Retype the lines from the first one in the records down to the line containing "const zeroY = (gridTop", counting both, and leave out any pictures.

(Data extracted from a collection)
━━━━━━
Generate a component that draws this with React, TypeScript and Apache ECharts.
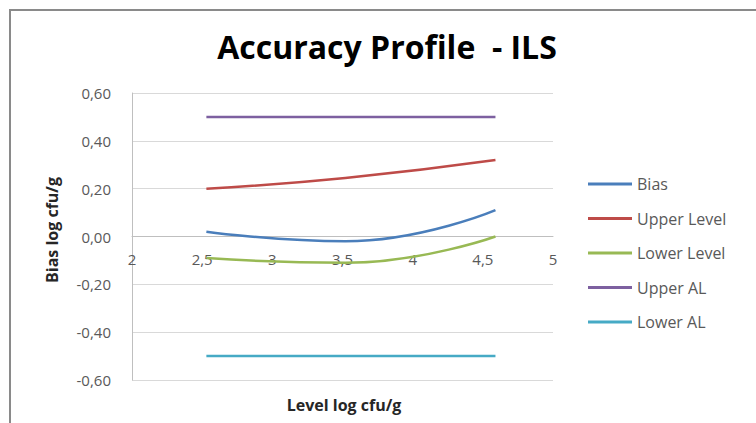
import React, { useEffect, useRef } from "react";
import * as echarts from "echarts";

const titleText = "Accuracy Profile  - ILS";
const xAxisTitle = "Level log cfu/g";
const yAxisTitle = "Bias log cfu/g";

const levels = [2.53, 3.52, 4.59];
const bias = [0.02, -0.02, 0.11];
const upperLevel = [0.2, 0.245, 0.32];
const lowerLevel = [-0.09, -0.11, 0.0];
const upperAL = [0.5, 0.5, 0.5];
const lowerAL = [-0.5, -0.5, -0.5];

const seriesNames = ["Bias", "Upper Level", "Lower Level", "Upper AL", "Lower AL"];
const seriesValues = [bias, upperLevel, lowerLevel, upperAL, lowerAL];
const colors = ["#4a7ebb", "#be4b48", "#98b954", "#7d60a0", "#46aac5"];

const FONT = "'Open Sans', 'Noto Sans', sans-serif";

export default function App() {
  const ref = useRef<HTMLDivElement>(null);

  useEffect(() => {
    if (!ref.current) return;
    const chart = echarts.init(ref.current, null, { renderer: "svg" });
    const series = seriesNames.map((name, i) => ({
      name,
      type: "line",
      smooth: 0.5,
      symbol: "none",
      data: levels.map((x, j) => [x, seriesValues[i][j]]),
      lineStyle: { color: colors[i], width: 2.5 },
      itemStyle: { color: colors[i] },
    }));

    const gridTop = 93;
    const gridBottomY = 380;
    const zeroY = (gridTop + gridBottomY) / 2;

    chart.setOption({
      animation: false,
      backgroundColor: "#ffffff",
      textStyle: { fontFamily: FONT },
      grid: {
        left: 132,
        top: gridTop,
        right: 203,
        bottom: 423 - gridBottomY,
        containLabel: false,
        outerBoundsMode: "none",
      },
      legend: {
        orient: "vertical",
        left: 583,
        top: 171,
        icon: "rect",
        itemWidth: 44,
        itemHeight: 3,
        itemGap: 18.5,
        data: seriesNames,
        textStyle: { fontFamily: FONT, fontSize: 16, color: "#595959" },
      },
      xAxis: {
        type: "value",
        min: 2,
        max: 5,
        interval: 0.5,
        offset: -(gridBottomY - zeroY),
        axisLine: { show: true, onZero: false, lineStyle: { color: "#bfbfbf", width: 1 } },
        axisTick: { show: false },
        splitLine: { show: false },
        axisLabel: {
          margin: 15,
          fontFamily: FONT,
          fontSize: 15,
          color: "#595959",
          formatter: (v: number) => String(v).replace(".", ","),
        },
      },
      yAxis: {
        type: "value",
        min: -0.6,
        max: 0.6,
        interval: 0.2,
        axisLine: { show: true, lineStyle: { color: "#bfbfbf", width: 1 } },
        axisTick: { show: false },
        splitLine: { show: true, lineStyle: { color: "#d9d9d9", width: 1 } },
        axisLabel: {
          margin: 21,
          fontFamily: FONT,
          fontSize: 15,
          color: "#595959",
          formatter: (v: number) => (Math.abs(v) < 1e-9 ? 0 : v).toFixed(2).replace(".", ","),
        },
      },
      graphic: [
        {
          type: "rect",
          silent: true,
          shape: { x: 10, y: 10, width: 800, height: 500 },
          style: { fill: "none", stroke: "#8a8a8a", lineWidth: 2 },
        },
        {
          type: "text",
          x: 387,
          y: 46,
          style: {
            text: titleText,
            fontFamily: FONT,
            fontWeight: "bold",
            fontSize: 32,
            fill: "#000000",
            align: "center",
            verticalAlign: "middle",
          },
        },
        {
          type: "text",
          x: 344,
          y: 405,
          style: {
            text: xAxisTitle,
            fontFamily: FONT,
            fontWeight: "bold",
            fontSize: 16,
            fill: "#262626",
            align: "center",
            verticalAlign: "middle",
          },
        },
        {
          type: "text",
          x: 52,
          y: 230,
          rotation: Math.PI / 2,
          style: {
            text: yAxisTitle,
            fontFamily: FONT,
            fontWeight: "bold",
            fontSize: 16,
            fill: "#262626",
            align: "center",
            verticalAlign: "middle",
          },
        },
      ],
      series,
    });

    return () => chart.dispose();
  }, []);

  return (
    <div
      ref={ref}
      style={{ position: "fixed", left: 0, top: 0, width: 756, height: 423 }}
    />
  );
}
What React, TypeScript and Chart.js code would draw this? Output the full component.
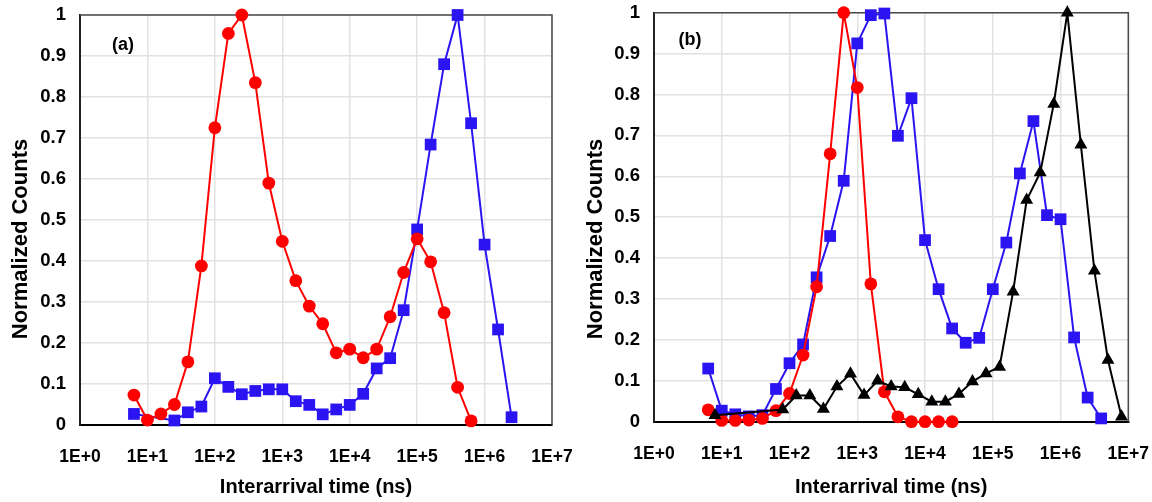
import React, { useEffect, useRef } from "react";
import { Chart, registerables } from "chart.js";

Chart.register(...registerables);

const FONT = "'Liberation Sans', Arial, Helvetica, sans-serif";
const RED = "#ff0000";
const BLUE = "#2b14f2";
const BLACK = "#000000";

const xTickValues = [1, 10, 100, 1000, 10000, 100000, 1000000, 10000000];
const xTickLabels = ["1E+0", "1E+1", "1E+2", "1E+3", "1E+4", "1E+5", "1E+6", "1E+7"];
const yTickValues = [0, 0.1, 0.2, 0.3, 0.4, 0.5, 0.6, 0.7, 0.8, 0.9, 1];
const yTickLabels = ["0", "0.1", "0.2", "0.3", "0.4", "0.5", "0.6", "0.7", "0.8", "0.9", "1"];
const xTitle = "Interarrival time (ns)";
const yTitle = "Normalized Counts";

// Panel (a)
const aRedX = [6.31, 10, 15.85, 25.12, 39.81, 63.1, 100, 158.5, 251.2, 398.1, 631, 1000, 1585, 2512, 3981, 6310, 10000, 15850, 25120, 39810, 63100, 100000, 158500, 251200, 398100, 631000];
const aRedY = [0.073, 0.012, 0.027, 0.05, 0.154, 0.388, 0.725, 0.955, 1.0, 0.835, 0.59, 0.448, 0.352, 0.29, 0.247, 0.176, 0.185, 0.164, 0.185, 0.264, 0.372, 0.454, 0.398, 0.274, 0.092, 0.01];
const aBlueX = [6.31, 25.12, 39.81, 63.1, 100, 158.5, 251.2, 398.1, 631, 1000, 1585, 2512, 3981, 6310, 10000, 15850, 25120, 39810, 63100, 100000, 158500, 251200, 398100, 631000, 1000000, 1585000, 2512000];
const aBlueY = [0.027, 0.011, 0.031, 0.045, 0.114, 0.093, 0.075, 0.083, 0.087, 0.087, 0.058, 0.049, 0.026, 0.038, 0.049, 0.076, 0.138, 0.163, 0.28, 0.477, 0.684, 0.88, 1.0, 0.736, 0.44, 0.233, 0.019];

// Panel (b)
const bRedX = [6.31, 10, 15.85, 25.12, 39.81, 63.1, 100, 158.5, 251.2, 398.1, 631, 1000, 1585, 2512, 3981, 6310, 10000, 15850, 25120];
const bRedY = [0.029, 0.003, 0.003, 0.004, 0.008, 0.027, 0.069, 0.163, 0.33, 0.655, 1.0, 0.817, 0.337, 0.073, 0.012, 0.0, 0.0, 0.0, 0.0];
const bBlueX = [6.31, 10, 15.85, 25.12, 39.81, 63.1, 100, 158.5, 251.2, 398.1, 631, 1000, 1585, 2512, 3981, 6310, 10000, 15850, 25120, 39810, 63100, 100000, 158500, 251200, 398100, 631000, 1000000, 1585000, 2512000, 3981000];
const bBlueY = [0.13, 0.027, 0.018, 0.013, 0.016, 0.08, 0.143, 0.189, 0.353, 0.454, 0.589, 0.925, 0.994, 0.998, 0.699, 0.791, 0.444, 0.324, 0.228, 0.193, 0.205, 0.324, 0.438, 0.607, 0.735, 0.505, 0.495, 0.206, 0.059, 0.008];
const bBlackX = [7.94, 79.4, 125.9, 199.5, 316.2, 501.2, 794.3, 1259, 1995, 3162, 5012, 7943, 12589, 19953, 31623, 50119, 79433, 125893, 199526, 316228, 501187, 794328, 1258925, 1995262, 3162278, 5011872, 7943282];
const bBlackY = [0.016, 0.03, 0.064, 0.064, 0.031, 0.086, 0.117, 0.065, 0.1, 0.086, 0.084, 0.067, 0.049, 0.049, 0.068, 0.098, 0.118, 0.134, 0.318, 0.542, 0.609, 0.777, 1.0, 0.677, 0.369, 0.151, 0.012];

function pts(xs: number[], ys: number[]) {
  return xs.map((x, i) => ({ x, y: ys[i] }));
}

function ds(xs: number[], ys: number[], color: string, style: string, radius: number) {
  return {
    data: pts(xs, ys),
    borderColor: color,
    backgroundColor: color,
    pointBackgroundColor: color,
    borderWidth: 2,
    pointStyle: style,
    pointRadius: radius,
    pointHoverRadius: radius,
    pointBorderWidth: 0,
    tension: 0,
    clip: false,
  };
}

type PanelProps = {
  left: number;
  datasets: any[];
  pad: { left: number; top: number; right: number; bottom: number };
  yWidth: number;
  xHeight: number;
  yTitlePos: [number, number];
  tag: string;
  tagPos: [number, number];
};

const W = 576;
const H = 502;

function zeroPad(s: any) {
  s.paddingTop = 0;
  s.paddingBottom = 0;
  s.paddingLeft = 0;
  s.paddingRight = 0;
}

function Panel({ left, datasets, pad, yWidth, xHeight, yTitlePos, tag, tagPos }: PanelProps) {
  const ref = useRef<HTMLCanvasElement | null>(null);
  useEffect(() => {
    if (!ref.current) return;
    const framePlugin = {
      id: "frameAndTag",
      beforeDatasetsDraw(chart: any) {
        const { ctx, chartArea: a } = chart;
        ctx.save();
        ctx.strokeStyle = "#4a4a4a";
        ctx.lineWidth = 1.5;
        ctx.beginPath();
        ctx.moveTo(a.left, a.top);
        ctx.lineTo(a.right, a.top);
        ctx.lineTo(a.right, a.bottom);
        ctx.stroke();
        ctx.restore();
      },
      afterDraw(chart: any) {
        const ctx = chart.ctx;
        ctx.save();
        ctx.fillStyle = "#000";
        ctx.textAlign = "center";
        ctx.textBaseline = "middle";
        ctx.font = `bold 18px ${FONT}`;
        ctx.fillText(tag, tagPos[0], tagPos[1]);
        ctx.translate(yTitlePos[0], yTitlePos[1]);
        ctx.rotate(-Math.PI / 2);
        ctx.font = `bold 22px ${FONT}`;
        ctx.fillText(yTitle, 0, 0);
        ctx.restore();
      },
    };
    const chart: any = new Chart(ref.current, {
      type: "line",
      data: { datasets },
      options: {
        animation: false,
        responsive: false,
        maintainAspectRatio: false,
        events: [],
        layout: { padding: pad },
        plugins: { legend: { display: false }, tooltip: { enabled: false } },
        scales: {
          x: {
            type: "logarithmic",
            min: 1,
            max: 10000000,
            afterBuildTicks: (s: any) => {
              s.ticks = xTickValues.map((v) => ({ value: v }));
            },
            afterFit: (s: any) => {
              s.height = xHeight;
              zeroPad(s);
            },
            ticks: {
              autoSkip: false,
              maxRotation: 0,
              minRotation: 0,
              padding: 21.5,
              color: "#000",
              font: { size: 17.5, weight: "bold", family: FONT },
              callback: (_v: any, i: number) => xTickLabels[i],
            },
            grid: { color: "#e2e2e2", lineWidth: 1.5, drawTicks: false },
            border: { color: "#000", width: 2 },
            title: {
              display: true,
              text: xTitle,
              color: "#000",
              font: { size: 20, weight: "bold", family: FONT },
              padding: { top: 0, bottom: 3 },
            },
          },
          y: {
            type: "linear",
            min: 0,
            max: 1,
            afterBuildTicks: (s: any) => {
              s.ticks = yTickValues.map((v) => ({ value: v }));
            },
            afterFit: (s: any) => {
              s.width = yWidth;
              zeroPad(s);
            },
            ticks: {
              autoSkip: false,
              padding: 14,
              color: "#000",
              font: { size: 18.5, weight: "bold", family: FONT },
              callback: (_v: any, i: number) => yTickLabels[i],
            },
            grid: { color: "#e2e2e2", lineWidth: 1.5, drawTicks: false },
            border: { color: "#222", width: 2 },
            title: { display: false },
          },
        },
      } as any,
      plugins: [framePlugin],
    } as any);
    return () => chart.destroy();
  }, []);
  return (
    <canvas
      ref={ref}
      width={W}
      height={H}
      style={{ position: "absolute", left, top: 0, width: W, height: H, display: "block" }}
    />
  );
}

export default function App() {
  useEffect(() => {
    document.body.style.margin = "0";
  }, []);
  const dsA = [ds(aRedX, aRedY, RED, "circle", 6.4), ds(aBlueX, aBlueY, BLUE, "rect", 8.3)];
  const dsB = [
    ds(bBlackX, bBlackY, BLACK, "triangle", 7.5),
    ds(bRedX, bRedY, RED, "circle", 6.4),
    ds(bBlueX, bBlueY, BLUE, "rect", 8.3),
  ];
  return (
    <div style={{ position: "fixed", left: 0, top: 0, width: 1152, height: 502, background: "#fff", overflow: "hidden" }}>
      <Panel
        left={0}
        datasets={dsA}
        pad={{ left: 0, top: 15, right: 24, bottom: 0 }}
        yWidth={80}
        xHeight={77}
        yTitlePos={[21, 239]}
        tag="(a)"
        tagPos={[123, 45]}
      />
      <Panel
        left={576}
        datasets={dsB}
        pad={{ left: 0, top: 12.7, right: 23.7, bottom: 0 }}
        yWidth={78}
        xHeight={80.3}
        yTitlePos={[20, 239]}
        tag="(b)"
        tagPos={[114, 40]}
      />
    </div>
  );
}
━━━━━━
SOLUTION BELOW:
Generate a component that draws this with React, TypeScript and Apache ECharts.
import React, { useEffect, useRef } from "react";
import * as echarts from "echarts";

const titleText = "Accuracy Profile  - ILS";
const xAxisTitle = "Level log cfu/g";
const yAxisTitle = "Bias log cfu/g";

const levels = [2.53, 3.52, 4.59];
const bias = [0.02, -0.02, 0.11];
const upperLevel = [0.2, 0.245, 0.32];
const lowerLevel = [-0.09, -0.11, 0.0];
const upperAL = [0.5, 0.5, 0.5];
const lowerAL = [-0.5, -0.5, -0.5];

const seriesNames = ["Bias", "Upper Level", "Lower Level", "Upper AL", "Lower AL"];
const seriesValues = [bias, upperLevel, lowerLevel, upperAL, lowerAL];
const colors = ["#4a7ebb", "#be4b48", "#98b954", "#7d60a0", "#46aac5"];

const FONT = "'Open Sans', 'Noto Sans', sans-serif";

export default function App() {
  const ref = useRef<HTMLDivElement>(null);

  useEffect(() => {
    if (!ref.current) return;
    const chart = echarts.init(ref.current, null, { renderer: "svg" });
    const series = seriesNames.map((name, i) => ({
      name,
      type: "line",
      smooth: 0.5,
      symbol: "none",
      data: levels.map((x, j) => [x, seriesValues[i][j]]),
      lineStyle: { color: colors[i], width: 2.5 },
      itemStyle: { color: colors[i] },
    }));

    const gridTop = 93;
    const gridBottomY = 380;
    const zeroY = (gridTop + gridBottomY) / 2;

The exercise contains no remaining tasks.